* YOUR GOAL *
Both the line containing "Clone this chart in Plotly." and the line containing "init_trap_exit = 323.5" are part of the range to copy, along with every line between them. Copy it exactly and leave out the pictures.

* GIVEN RECORDS *
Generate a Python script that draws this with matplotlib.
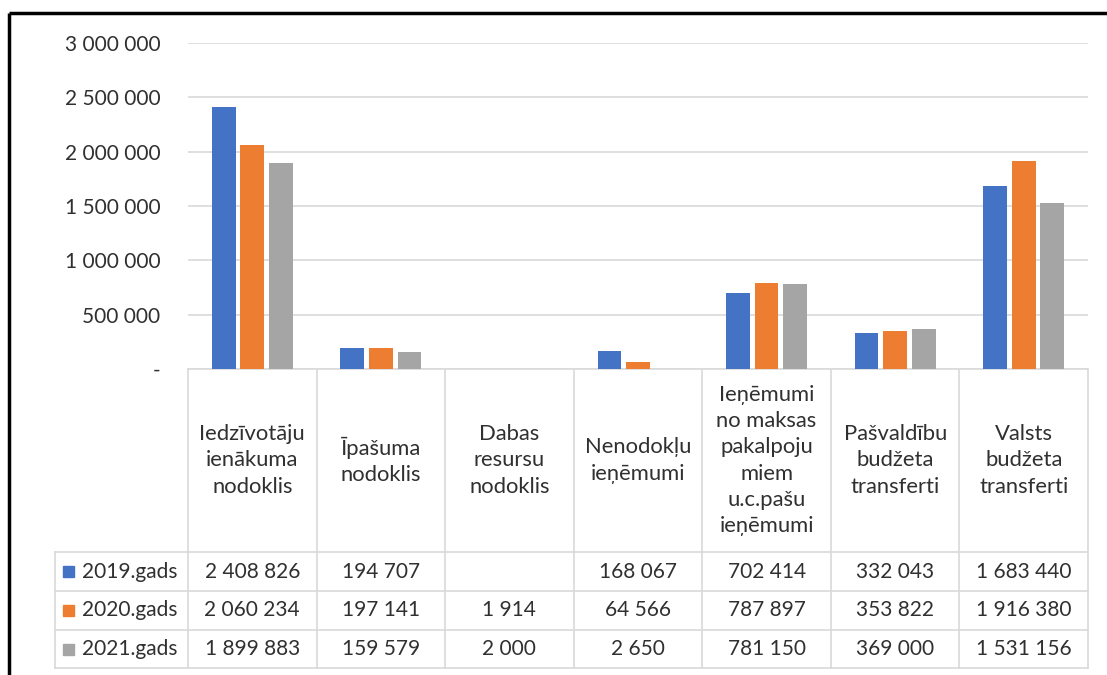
import matplotlib.pyplot as plt
import numpy as np
from matplotlib.patches import Rectangle

plt.rcParams["font.family"] = ["Lato", "DejaVu Sans"]

categories = [
    "Iedzīvotāju\nienākuma\nnodoklis",
    "Īpašuma\nnodoklis",
    "Dabas\nresursu\nnodoklis",
    "Nenodokļu\nieņēmumi",
    "Ieņēmumi\nno maksas\npakalpoju\nmiem\nu.c.pašu\nieņēmumi",
    "Pašvaldību\nbudžeta\ntransferti",
    "Valsts\nbudžeta\ntransferti",
]
series_names = ["2019.gads", "2020.gads", "2021.gads"]
values_2019 = [2408826, 194707, np.nan, 168067, 702414, 332043, 1683440]
values_2020 = [2060234, 197141, 1914, 64566, 787897, 353822, 1916380]
values_2021 = [1899883, 159579, 2000, 2650, 781150, 369000, 1531156]
colors = ["#4472C4", "#ED7D31", "#A5A5A5"]
y_ticks = np.arange(0, 3_000_001, 500_000)

TEXT = "#303030"
GRID = "#D9D9D9"
FS = 15


def fmt(v):
    if np.isnan(v):
        return ""
    return f"{v:,.0f}".replace(",", " ")


W, H = 1107, 675
fig = plt.figure(figsize=(W / 100, H / 100), dpi=100)

# pixel layout
plot_left, plot_right = 188, 1088
plot_top, plot_bottom = 43, 369
header_bottom = 552
row_edges = [552, 591, 630, 668]
legend_left = 55

ax = fig.add_axes([plot_left / W, 1 - plot_bottom / H,
                   (plot_right - plot_left) / W, (plot_bottom - plot_top) / H])
n = len(categories)
x = np.arange(n) + 0.5
series = [values_2019, values_2020, values_2021]
offset = 0.222
for i, (vals, col) in enumerate(zip(series, colors)):
    ax.bar(x + (i - 1) * offset, np.nan_to_num(vals), width=0.185,
           color=col, linewidth=0, zorder=3)

ax.set_xlim(0, n)
ax.set_ylim(0, 3_000_000)
ax.set_yticks(y_ticks)
ax.set_yticklabels(["-" if t == 0 else fmt(t) for t in y_ticks])
ax.tick_params(axis="y", length=0, pad=20, labelsize=FS, labelcolor=TEXT)
ax.set_xticks([])
ax.yaxis.grid(True, color=GRID, linewidth=1.2, zorder=0)
for s in ["top", "right", "left"]:
    ax.spines[s].set_visible(False)
ax.spines["bottom"].set_color(GRID)
ax.spines["bottom"].set_linewidth(1.2)

# data table drawn in figure pixel coordinates
tab = fig.add_axes([0, 0, 1, 1], zorder=-1)
tab.set_xlim(0, W)
tab.set_ylim(H, 0)
tab.axis("off")

col_w = (plot_right - plot_left) / n
col_edges = [plot_left + k * col_w for k in range(n + 1)]
for xe in col_edges:
    tab.plot([xe, xe], [plot_bottom, row_edges[-1]], color=GRID, lw=1.2)
for ye in row_edges:
    tab.plot([legend_left, plot_right], [ye, ye], color=GRID, lw=1.2)
tab.plot([legend_left, legend_left], [row_edges[0], row_edges[-1]], color=GRID, lw=1.2)

for k, cat in enumerate(categories):
    cx = plot_left + (k + 0.5) * col_w
    tab.text(cx, (plot_bottom + header_bottom) / 2, cat, ha="center", va="center",
             fontsize=FS + 0.8, color=TEXT, linespacing=1.38)

for r, (name, vals, col) in enumerate(zip(series_names, series, colors)):
    cy = (row_edges[r] + row_edges[r + 1]) / 2
    tab.add_patch(Rectangle((63, cy - 5.5), 11, 11, color=col))
    tab.text(82, cy, name, ha="left", va="center", fontsize=FS, color=TEXT)
    for k, v in enumerate(vals):
        cx = plot_left + (k + 0.5) * col_w
        tab.text(cx, cy, fmt(v), ha="center", va="center", fontsize=FS, color=TEXT)

# outer black frame (top and left visible)
tab.plot([9, 9], [13, H], color="black", lw=2.5, solid_capstyle="butt")
tab.plot([9, W], [13, 13], color="black", lw=2.5, solid_capstyle="butt")

fig.savefig("out.png", dpi=100, facecolor="white")
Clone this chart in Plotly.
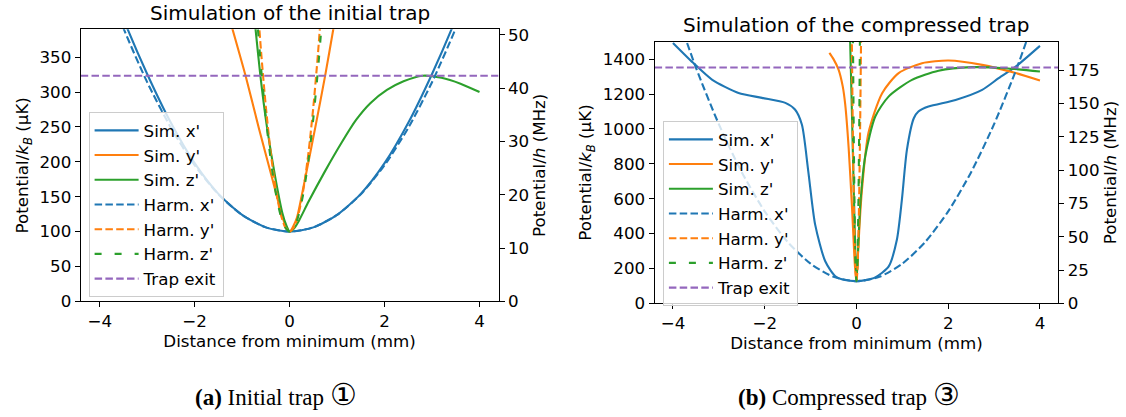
import plotly.graph_objects as go

# ---------------- data: initial trap (panel a) ----------------
init_x_grid = [-4.0, -3.5, -3.0, -2.5, -2.0, -1.5, -1.0, -0.5, 0.0, 0.5, 1.0, 1.5, 2.0, 2.5, 3.0, 3.5, 4.0]
init_sim_x = [497, 405, 326, 256, 198, 154, 124, 106, 100, 106, 124, 154, 198, 256, 326, 405, 497]
init_harm_x = [480.8, 391.6, 314.2, 248.8, 195.2, 153.6, 123.8, 106.0, 100.0, 106.0, 123.8, 153.6, 195.2, 248.8, 314.2, 391.6, 480.8]
init_sim_y_pos = [-1.35, -1.21, -0.93, -0.65, -0.37, -0.2, -0.1, 0.0, 0.08, 0.155, 0.33, 0.54, 0.75, 0.925, 1.0]
init_sim_y = [426, 392, 324, 249, 177, 133, 111, 100, 108, 120, 177, 249, 324, 392, 422]
init_sim_z_pos = [-0.8, -0.72, -0.616, -0.475, -0.3, -0.15, -0.07, 0.0, 0.1, 0.2, 0.4, 0.75, 1.1, 1.4, 1.7, 2.05, 2.4, 2.8, 3.2, 3.6, 4.0]
init_sim_z = [445, 392, 324, 249, 177, 126, 109, 100, 105, 116, 143, 187, 228, 260, 284, 303, 315.5, 323.5, 320.5, 312, 300]
init_harm_yz_pos = [-0.7, -0.6, -0.5, -0.4, -0.3, -0.2, -0.1, 0.0, 0.1, 0.2, 0.3, 0.4, 0.5, 0.6, 0.7]
init_harm_y = [450.4, 357.4, 278.8, 214.4, 164.4, 128.6, 107.2, 100.0, 107.2, 128.6, 164.4, 214.4, 278.8, 357.4, 450.4]
init_harm_z = [418.5, 334.0, 262.5, 204.0, 158.5, 126.0, 106.5, 100.0, 106.5, 126.0, 158.5, 204.0, 262.5, 334.0, 418.5]
init_trap_exit = 323.5

# ---------------- data: compressed trap (panel b) ----------------
comp_x_grid = [-4.0, -3.5, -3.0, -2.5, -2.0, -1.5, -1.0, -0.5, 0.0, 0.5, 1.0, 1.5, 2.0, 2.5, 3.0, 3.5, 4.0]
comp_harm_x = [1727, 1352, 1027, 752, 527, 352, 227, 152, 127, 152, 227, 352, 527, 752, 1027, 1352, 1727]
comp_sim_x_pos = [-4.0, -3.56, -3.15, -2.57, -2.06, -1.55, -1.34, -1.19, -1.05, -0.9, -0.68, -0.46, -0.25, 0.0,
                  0.2, 0.41, 0.7, 0.88, 0.99, 1.1, 1.25, 1.35, 1.57, 2.16, 2.74, 3.1, 3.47, 4.0]
comp_sim_x = [1493, 1379, 1283, 1206, 1178, 1149, 1111, 1025, 757, 451, 241, 155, 133, 127,
              133, 149, 210, 363, 593, 880, 1061, 1100, 1128, 1166, 1224, 1291, 1357, 1476]
comp_sim_y_pos = [-0.59, -0.5, -0.39, -0.3, -0.245, -0.17, -0.1, -0.03, 0.0, 0.03, 0.07, 0.12, 0.26, 0.56,
                  0.92, 1.43, 2.01, 2.74, 3.47, 4.0]
comp_sim_y = [1436, 1400, 1340, 1245, 1140, 891, 566, 203, 127, 270, 460, 650, 975, 1205,
              1320, 1377, 1392, 1367, 1320, 1277]
comp_sim_z_pos = [-0.14, -0.1, -0.05, 0.0, 0.04, 0.08, 0.19, 0.41, 0.7, 1.21, 1.79, 2.52, 3.25, 4.0]
comp_sim_z = [1530, 1110, 560, 127, 330, 554, 841, 1071, 1185, 1281, 1334, 1354, 1348, 1329]
comp_harm_y_pos = [-0.12, -0.1, -0.08, -0.06, -0.04, -0.02, 0.0, 0.02, 0.04, 0.06, 0.08, 0.1, 0.12]
comp_harm_z_pos = [-0.09, -0.075, -0.06, -0.045, -0.03, -0.015, 0.0, 0.015, 0.03, 0.045, 0.06, 0.075, 0.09]
comp_harm_yz = [2104, 1500, 1006, 621, 347, 182, 127, 182, 347, 621, 1006, 1500, 2104]
comp_trap_exit = 1352

uK_per_MHz = 7.638          # conversion between the two y scales
x_limits = [-4.4, 4.4]

# ---------------- style ----------------
FONT = "DejaVu Sans"
FS = 16.7
BLUE, ORANGE, GREEN, PURPLE = "#1f77b4", "#ff7f0e", "#2ca02c", "#9467bd"
LW = 2.1
W, H = 1126, 417

fig = go.Figure()


def add(x, y, name, color, dash, xa, ya, legend, shape="spline"):
    fig.add_trace(go.Scatter(
        x=x, y=y, name=name, mode="lines", xaxis=xa, yaxis=ya, legend=legend,
        line=dict(color=color, width=LW, dash=dash, shape=shape, smoothing=0.7),
        hoverinfo="skip"))


DASH = "7.5px,3.3px"
DASH_Z = "7px,13px"

for (xa, ya, leg, sx, sxx, syp, sy, szp, sz, hxx, hx, hyp, hy, hzp, hz, te) in [
    ("x", "y", "legend", init_x_grid, init_sim_x, init_sim_y_pos, init_sim_y, init_sim_z_pos, init_sim_z,
     init_x_grid, init_harm_x, init_harm_yz_pos, init_harm_y, init_harm_yz_pos, init_harm_z, init_trap_exit),
    ("x2", "y3", "legend2", comp_sim_x_pos, comp_sim_x, comp_sim_y_pos, comp_sim_y, comp_sim_z_pos, comp_sim_z,
     comp_x_grid, comp_harm_x, comp_harm_y_pos, comp_harm_yz, comp_harm_z_pos, comp_harm_yz, comp_trap_exit),
]:
    add(sx, sxx, "Sim. x'", BLUE, "solid", xa, ya, leg)
    add(syp, sy, "Sim. y'", ORANGE, "solid", xa, ya, leg)
    add(szp, sz, "Sim. z'", GREEN, "solid", xa, ya, leg)
    add(hxx, hx, "Harm. x'", BLUE, DASH, xa, ya, leg)
    add(hyp, hy, "Harm. y'", ORANGE, DASH, xa, ya, leg)
    add(hzp, hz, "Harm. z'", GREEN, DASH_Z, xa, ya, leg)
    add(x_limits, [te, te], "Trap exit", PURPLE, DASH, xa, ya, leg, shape="linear")

# empty traces so the secondary (MHz) axes are drawn
for xa, ya in [("x", "y2"), ("x2", "y4")]:
    fig.add_trace(go.Scatter(x=[None], y=[None], xaxis=xa, yaxis=ya, mode="lines",
                             showlegend=False, hoverinfo="skip"))

tickfont = dict(family=FONT, size=FS, color="black")
common = dict(showline=True, linecolor="black", linewidth=1.1, ticks="outside", ticklen=5,
              tickwidth=1.1, tickcolor="black", showgrid=False, zeroline=False,
              tickfont=tickfont, automargin=False)
title_font = dict(family=FONT, size=FS, color="black")

dom_x1 = [80.7 / W, 498.5 / W]
dom_y1 = [1 - 301.3 / H, 1 - 29.3 / H]
dom_x2 = [654.6 / W, 1058.3 / W]
dom_y2 = [1 - 303.3 / H, 1 - 41.7 / H]

init_top = 390
comp_top = 1500

legend_style = dict(xanchor="left", yanchor="top", bgcolor="rgba(255,255,255,0.8)",
                    bordercolor="#cccccc", borderwidth=1,
                    font=dict(family=FONT, size=FS, color="black"), itemwidth=44)

fig.update_layout(
    width=W, height=H,
    margin=dict(l=0, r=0, t=0, b=0),
    paper_bgcolor="white", plot_bgcolor="white",
    font=dict(family=FONT, size=FS, color="black"),
    xaxis=dict(common, domain=dom_x1, range=x_limits, tickvals=[-4, -2, 0, 2, 4], anchor="y", mirror=True,
               title=dict(text="Distance from minimum (mm)", font=title_font, standoff=4)),
    yaxis=dict(common, domain=dom_y1, range=[0, init_top], tickvals=list(range(0, 351, 50)), anchor="x",
               title=dict(text="Potential/<i>k</i><sub><i>B</i></sub> (µK)", font=title_font, standoff=6)),
    yaxis2=dict(common, overlaying="y", side="right", anchor="x", range=[0, init_top / uK_per_MHz],
                tickvals=list(range(0, 51, 10)),
                title=dict(text="Potential/<i>h</i> (MHz)", font=title_font, standoff=4)),
    xaxis2=dict(common, domain=dom_x2, range=x_limits, tickvals=[-4, -2, 0, 2, 4], anchor="y3", mirror=True,
                title=dict(text="Distance from minimum (mm)", font=title_font, standoff=4)),
    yaxis3=dict(common, domain=dom_y2, range=[0, comp_top], tickvals=list(range(0, 1401, 200)), anchor="x2",
                title=dict(text="Potential/<i>k</i><sub><i>B</i></sub> (µK)", font=title_font, standoff=6)),
    yaxis4=dict(common, overlaying="y3", side="right", anchor="x2", range=[0, comp_top / uK_per_MHz],
                tickvals=list(range(0, 176, 25)),
                title=dict(text="Potential/<i>h</i> (MHz)", font=title_font, standoff=4)),
    legend=dict(legend_style, x=88.6 / W, y=1 - 112 / H),
    legend2=dict(legend_style, x=662.9 / W, y=1 - 121 / H),
    showlegend=True,
)

# panel titles
fig.add_annotation(text="Simulation of the initial trap", x=(dom_x1[0] + dom_x1[1]) / 2, y=1 - 13.3 / H,
                   xref="paper", yref="paper", showarrow=False, xanchor="center", yanchor="middle",
                   font=dict(family=FONT, size=20, color="black"))
fig.add_annotation(text="Simulation of the compressed trap", x=(dom_x2[0] + dom_x2[1]) / 2, y=1 - 25 / H,
                   xref="paper", yref="paper", showarrow=False, xanchor="center", yanchor="middle",
                   font=dict(family=FONT, size=20, color="black"))

# captions
CAP = "Liberation Serif, DejaVu Serif, serif"
fig.add_annotation(text="<b>(a)</b> Initial trap <span style='font-size:30px'>①</span>", x=276 / W, y=1 - 394 / H,
                   xref="paper", yref="paper", showarrow=False, xanchor="center", yanchor="middle",
                   font=dict(family=CAP, size=23, color="black"))
fig.add_annotation(text="<b>(b)</b> Compressed trap <span style='font-size:30px'>③</span>", x=849 / W, y=1 - 394 / H,
                   xref="paper", yref="paper", showarrow=False, xanchor="center", yanchor="middle",
                   font=dict(family=CAP, size=23, color="black"))

fig.write_html("out.html")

* THE REPLY *
Clone this chart in Plotly.
import plotly.graph_objects as go

# ---------------- data: initial trap (panel a) ----------------
init_x_grid = [-4.0, -3.5, -3.0, -2.5, -2.0, -1.5, -1.0, -0.5, 0.0, 0.5, 1.0, 1.5, 2.0, 2.5, 3.0, 3.5, 4.0]
init_sim_x = [497, 405, 326, 256, 198, 154, 124, 106, 100, 106, 124, 154, 198, 256, 326, 405, 497]
init_harm_x = [480.8, 391.6, 314.2, 248.8, 195.2, 153.6, 123.8, 106.0, 100.0, 106.0, 123.8, 153.6, 195.2, 248.8, 314.2, 391.6, 480.8]
init_sim_y_pos = [-1.35, -1.21, -0.93, -0.65, -0.37, -0.2, -0.1, 0.0, 0.08, 0.155, 0.33, 0.54, 0.75, 0.925, 1.0]
init_sim_y = [426, 392, 324, 249, 177, 133, 111, 100, 108, 120, 177, 249, 324, 392, 422]
init_sim_z_pos = [-0.8, -0.72, -0.616, -0.475, -0.3, -0.15, -0.07, 0.0, 0.1, 0.2, 0.4, 0.75, 1.1, 1.4, 1.7, 2.05, 2.4, 2.8, 3.2, 3.6, 4.0]
init_sim_z = [445, 392, 324, 249, 177, 126, 109, 100, 105, 116, 143, 187, 228, 260, 284, 303, 315.5, 323.5, 320.5, 312, 300]
init_harm_yz_pos = [-0.7, -0.6, -0.5, -0.4, -0.3, -0.2, -0.1, 0.0, 0.1, 0.2, 0.3, 0.4, 0.5, 0.6, 0.7]
init_harm_y = [450.4, 357.4, 278.8, 214.4, 164.4, 128.6, 107.2, 100.0, 107.2, 128.6, 164.4, 214.4, 278.8, 357.4, 450.4]
init_harm_z = [418.5, 334.0, 262.5, 204.0, 158.5, 126.0, 106.5, 100.0, 106.5, 126.0, 158.5, 204.0, 262.5, 334.0, 418.5]
init_trap_exit = 323.5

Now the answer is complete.